FHFA has just released the "Examining the Making Home Affordable Plan" testimony by Patrick J. Lawler, Chief Economist for the FHFA.
Mr. Lawler said in his opening remarks,
"The Making Home Affordable plan is a critical component of President Obama’s financial stability plan. The affordability plan reaches out to millions of American homeowners who are trying to keep their homes in these difficult economic times to help them refinance or modify their mortgages so that they will have more affordable mortgage payments. My testimony today will summarize the prominent role of Fannie Mae and Freddie Mac in this plan and progress made in implementing the plan."
In a later section Lawler said,
"If we are going to stabilize the housing market, we have to address that 50 percent, which comprises mostly subprime and alt-A loans. We believe Fannie Mae and Freddie Mac must be leaders in improving, promoting, and enforcing industry standards and best practices for all mortgages, and their roles in Making Home Affordable reflect that"
The section of his testimony that might be of most interest to appraisers is under the heading "Implementation of the Making Home Affordable Plan". There, they use the terms:
- Net Present Value model
- Acceptable discount rates
- property valuation methodologies (government-speak for AVMs?)
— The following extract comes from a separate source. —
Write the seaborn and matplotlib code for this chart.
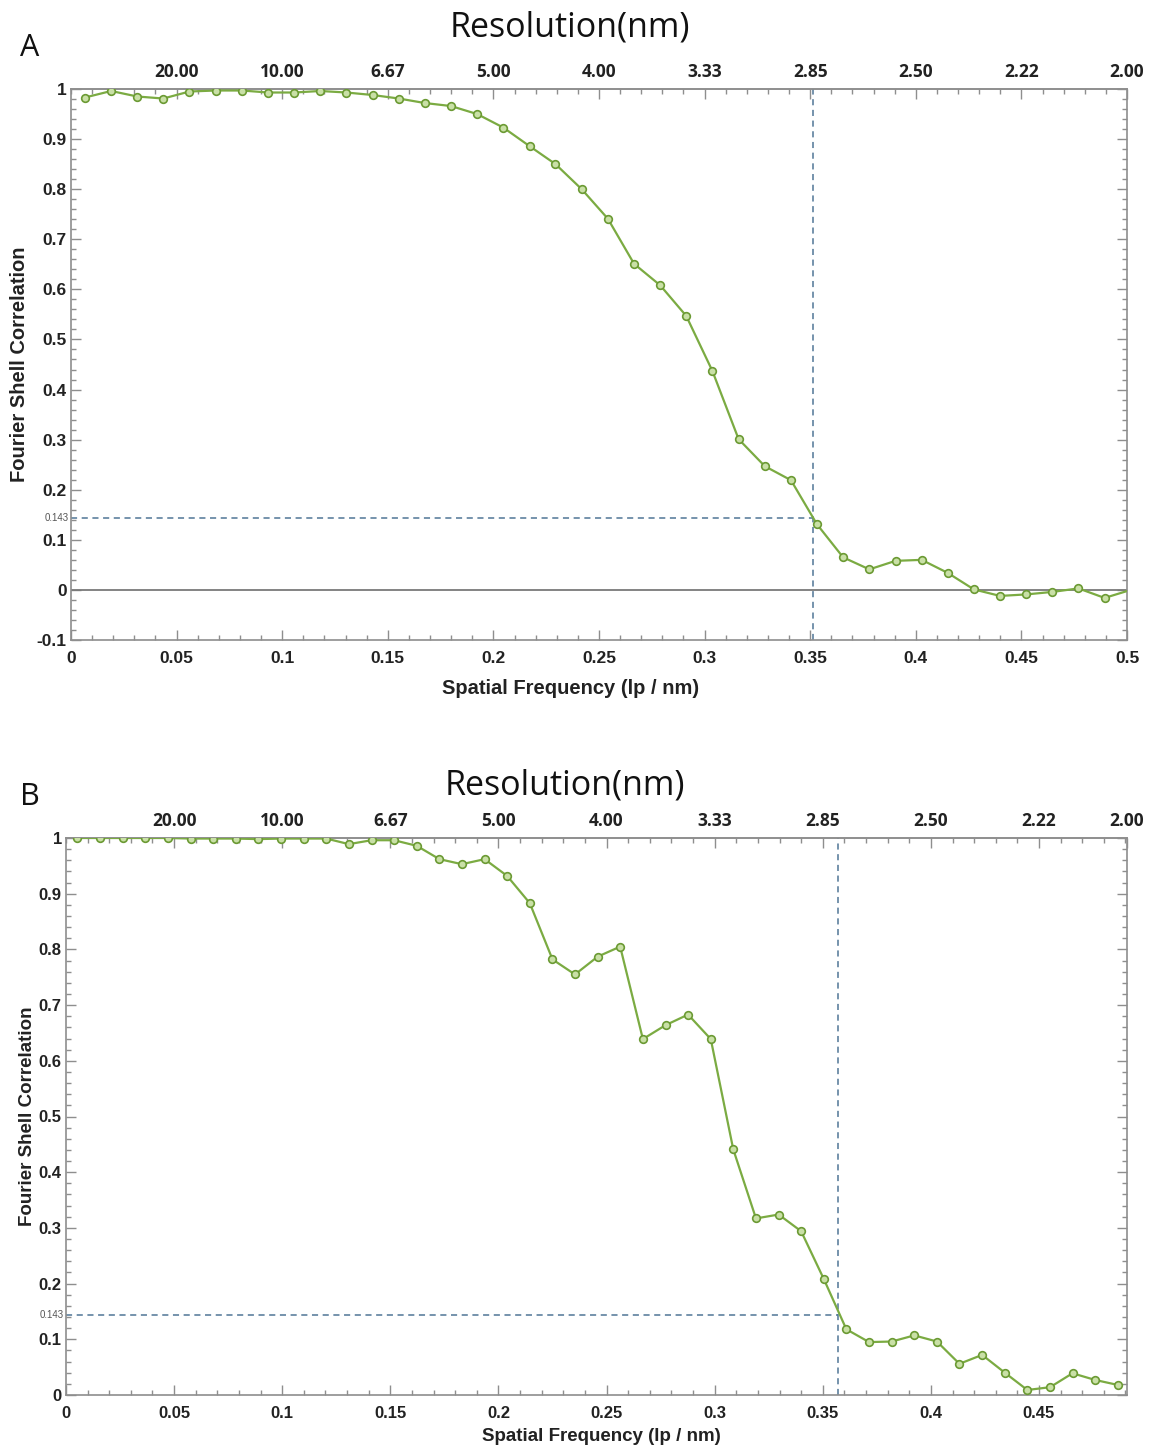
import matplotlib
matplotlib.use('Agg')
import matplotlib.pyplot as plt
from matplotlib.ticker import MultipleLocator
import pandas as pd
import seaborn as sns

# Panel A: FSC curve
freq_a = [0.0066, 0.0190, 0.0314, 0.0437, 0.0561, 0.0685, 0.0809, 0.0933, 0.1056, 0.1180,
          0.1304, 0.1428, 0.1552, 0.1675, 0.1799, 0.1923, 0.2047, 0.2171, 0.2294, 0.2418,
          0.2542, 0.2666, 0.2790, 0.2913, 0.3037, 0.3161, 0.3285, 0.3409, 0.3532, 0.3656,
          0.3780, 0.3904, 0.4028, 0.4151, 0.4275, 0.4399, 0.4523, 0.4647, 0.4770, 0.4894,
          0.5018]
fsc_a = [0.983, 0.996, 0.985, 0.981, 0.995, 0.997, 0.997, 0.993, 0.993, 0.996,
         0.993, 0.988, 0.981, 0.972, 0.966, 0.950, 0.923, 0.886, 0.850, 0.800,
         0.741, 0.651, 0.608, 0.547, 0.437, 0.301, 0.247, 0.219, 0.131, 0.065,
         0.041, 0.058, 0.060, 0.034, 0.001, -0.012, -0.009, -0.004, 0.003, -0.016,
         0.000]
res_a = 0.3515

# Panel B
freq_b = [0.0053, 0.0158, 0.0262, 0.0367, 0.0471, 0.0576, 0.0681, 0.0785, 0.0890, 0.0994,
          0.1099, 0.1204, 0.1308, 0.1413, 0.1517, 0.1622, 0.1727, 0.1831, 0.1936, 0.2040,
          0.2145, 0.2250, 0.2354, 0.2459, 0.2563, 0.2668, 0.2773, 0.2877, 0.2982, 0.3086,
          0.3191, 0.3296, 0.3400, 0.3505, 0.3609, 0.3714, 0.3819, 0.3923, 0.4028, 0.4132,
          0.4237, 0.4342, 0.4446, 0.4551, 0.4655, 0.4760, 0.4865]
fsc_b = [1.000, 1.000, 1.000, 1.000, 1.000, 0.999, 0.999, 0.999, 0.998, 0.999,
         0.999, 0.999, 0.989, 0.996, 0.996, 0.986, 0.962, 0.953, 0.962, 0.932,
         0.883, 0.782, 0.755, 0.787, 0.805, 0.639, 0.664, 0.683, 0.639, 0.441,
         0.317, 0.324, 0.294, 0.208, 0.118, 0.095, 0.096, 0.107, 0.096, 0.056,
         0.072, 0.040, 0.009, 0.014, 0.039, 0.027, 0.018]
res_b = 0.357

threshold = 0.143

# bottom axis
xticks_a = [0, 0.05, 0.1, 0.15, 0.2, 0.25, 0.3, 0.35, 0.4, 0.45, 0.5]
xlabels_a = ['0', '0.05', '0.1', '0.15', '0.2', '0.25', '0.3', '0.35', '0.4', '0.45', '0.5']
xticks_b = xticks_a[:-1]
xlabels_b = xlabels_a[:-1]

# left axis
yticks_a = [-0.1, 0, 0.1, 0.2, 0.3, 0.4, 0.5, 0.6, 0.7, 0.8, 0.9, 1.0]
ylabels_a = ['-0.1', '0', '0.1', '0.2', '0.3', '0.4', '0.5', '0.6', '0.7', '0.8', '0.9', '1']
yticks_b = yticks_a[1:]
ylabels_b = ylabels_a[1:]

# top axis (resolution in nm)
res_ticks_a = [0.05, 0.1, 0.15, 0.2, 0.25, 0.3, 0.35, 0.4, 0.45, 0.5]
res_ticks_b = [0.05, 0.1, 0.15, 0.2, 0.25, 0.3, 0.35, 0.4, 0.45, 0.4907]
res_labels = ['20.00', '10.00', '6.67', '5.00', '4.00', '3.33', '2.85', '2.50', '2.22', '2.00']

GREEN = '#7bab42'
DASH = '#4f7596'
SPINE = '#8e8e8e'
TEXT = '#222222'
SOFT_FONT = ['Open Sans', 'DejaVu Sans']

sns.set_theme(style='ticks')
plt.rcParams['font.family'] = ['Liberation Sans', 'DejaVu Sans']

fig = plt.figure(figsize=(11.58, 14.49), dpi=100)
W, H = 1158, 1449
ax_a = fig.add_axes([71 / W, 1 - 640 / H, 1056 / W, 551 / H])
ax_b = fig.add_axes([66 / W, 1 - 1395 / H, 1061 / W, 557 / H])


def draw_panel(ax, freq, fsc, res, xlim, ylim, xticks, xlabels, yticks, ylabels,
               top_ticks, n_markers, fs, lab_fs, zero_line):
    df = pd.DataFrame({'freq': freq, 'fsc': fsc})
    sns.lineplot(data=df, x='freq', y='fsc', ax=ax, color=GREEN, linewidth=1.6,
                 marker='o', markersize=5.5, markerfacecolor='#c9e0a6',
                 markeredgecolor='#6b9a33', markeredgewidth=1.2,
                 markevery=list(range(n_markers)), estimator=None, sort=False, zorder=3)
    if zero_line:
        ax.axhline(0, color='#7a7a7a', linewidth=1.3, zorder=2)
    ax.axvline(res, color=DASH, linewidth=1.1, linestyle=(0, (4, 3)), zorder=2)
    ax.hlines(threshold, xlim[0], res, color=DASH, linewidth=1.1,
              linestyle=(0, (4, 3)), zorder=2)

    ax.set_xlim(*xlim)
    ax.set_ylim(*ylim)
    ax.set_xticks(xticks, xlabels)
    ax.set_yticks(yticks, ylabels)
    ax.xaxis.set_minor_locator(MultipleLocator(0.01))
    ax.yaxis.set_minor_locator(MultipleLocator(0.02))
    ax.tick_params(which='both', direction='in', right=True, top=False,
                   color=SPINE, labelcolor=TEXT, width=1)
    ax.tick_params(which='major', length=7)
    ax.tick_params(which='minor', length=3.5)
    ax.tick_params(axis='x', pad=8)
    ax.tick_params(axis='y', pad=3)
    for lab in ax.get_xticklabels() + ax.get_yticklabels():
        lab.set_fontweight('bold')
        lab.set_fontsize(fs)
    for sp in ax.spines.values():
        sp.set_color(SPINE)
        sp.set_linewidth(1.2)

    ax.text(-0.002, threshold, '0.143', transform=ax.get_yaxis_transform(),
            ha='right', va='center', fontsize=7, color='#555555')

    ax.set_xlabel('Spatial Frequency (lp / nm)', fontsize=lab_fs, fontweight='bold', color=TEXT)
    ax.set_ylabel('Fourier Shell Correlation', fontsize=lab_fs, fontweight='bold', color=TEXT)

    top = ax.secondary_xaxis('top')
    top.set_xticks(top_ticks, res_labels)
    top.xaxis.set_minor_locator(MultipleLocator(0.01))
    top.tick_params(which='both', direction='in', color=SPINE, labelcolor=TEXT, width=1, pad=6)
    top.tick_params(which='major', length=7)
    top.tick_params(which='minor', length=3.5)
    for lab in top.get_xticklabels():
        lab.set_family(SOFT_FONT)
        lab.set_fontweight('bold')
        lab.set_fontsize(12.5)
    top.spines['top'].set_color(SPINE)
    top.spines['top'].set_linewidth(1.2)


draw_panel(ax_a, freq_a, fsc_a, res_a, (0, 0.5), (-0.1, 1.0), xticks_a, xlabels_a,
           yticks_a, ylabels_a, res_ticks_a, len(freq_a) - 1, 12.5, 14.5, True)
draw_panel(ax_b, freq_b, fsc_b, res_b, (0, 0.4907), (0, 1.0), xticks_b, xlabels_b,
           yticks_b, ylabels_b, res_ticks_b, len(freq_b), 12, 13.5, False)

ax_a.xaxis.set_label_coords(0.473, -0.070)
ax_a.yaxis.set_label_coords(-0.0400, 0.5)
ax_b.xaxis.set_label_coords(0.505, -0.0590)
ax_b.yaxis.set_label_coords(-0.0283, 0.5)

title_font = dict(family=SOFT_FONT, color='#111111')
fig.text(30 / W, 1 - 48 / H, 'A', fontsize=22, ha='center', va='center', **title_font)
fig.text(570 / W, 1 - 27 / H, 'Resolution(nm)', fontsize=24.5, ha='center', va='center', **title_font)
fig.text(30 / W, 1 - 797 / H, 'B', fontsize=22, ha='center', va='center', **title_font)
fig.text(565 / W, 1 - 785 / H, 'Resolution(nm)', fontsize=24.5, ha='center', va='center', **title_font)

fig.savefig('out.png', dpi=100, facecolor='white')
- house price appreciation assumptions
The other section that I find interesting deals with the "Incentives" that are paid to "Servicers"for modifying these troubled loans. Are they rewarding bad lending practices by paying incentives to the same people (Servicers) that made the bad loan in the first place?
How kewl is THAT?! I'm sure appraisers would like to be paid an "incentive" to re-appraise properties that people now claim were "Over-valued". Nope . . .Instead they create the HVCC that effectively institutionalizes the need for AMC middle-men which hack appraiser's fees to the bone!